Femtocell design squeezed into USB dongle

Never afraid to promote the possibilities for femtocells, Picochip has reduced the technology to a size where it can be manufactured as a USB dongle device. The company, which exhibited the design at last week's CES show, believes it could have significant implications on the cost and flexibility of building a wireless network.

"The last year has shown just how versatile femtocell technology is," said Rupert Baines, VP of marketing at Picochip. "We believe that giving our customers the ability to put a femtocell on a USB dongle enables huge opportunities for Picochip, network equipment suppliers, makers of consumer products and service providers."

According to Baines, the availability of these ultra-small femtocells would allow operators to easily add HSPA+ home base station capabilities to appliances such as residential gateways, cable modems and set-top boxes. The USB femto design could become commercially available within months, suggested the company.

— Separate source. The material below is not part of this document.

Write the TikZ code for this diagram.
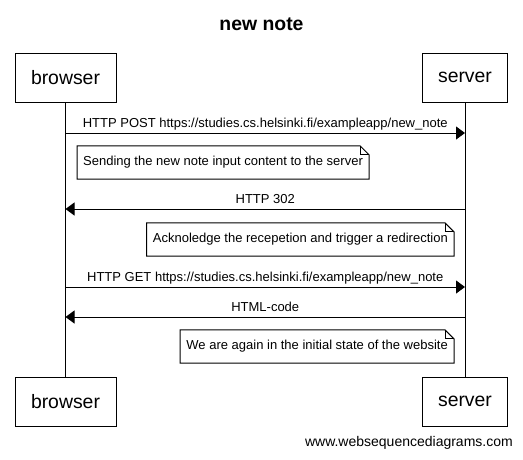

Picochip said that it had been able to design the USB femto following advances in semiconductor packaging and signal processing algorithms along with the advent of USB 3.0. It claims that these and other developments have helped reduce the total component cost of a 3G femtocell to less than US$50.

Picochip also used the CES event to demonstrate other small form factor HSPA+ femtocells targeted for public access use, and picoArray technology that is already involved with 4G services and enabling LTE trials.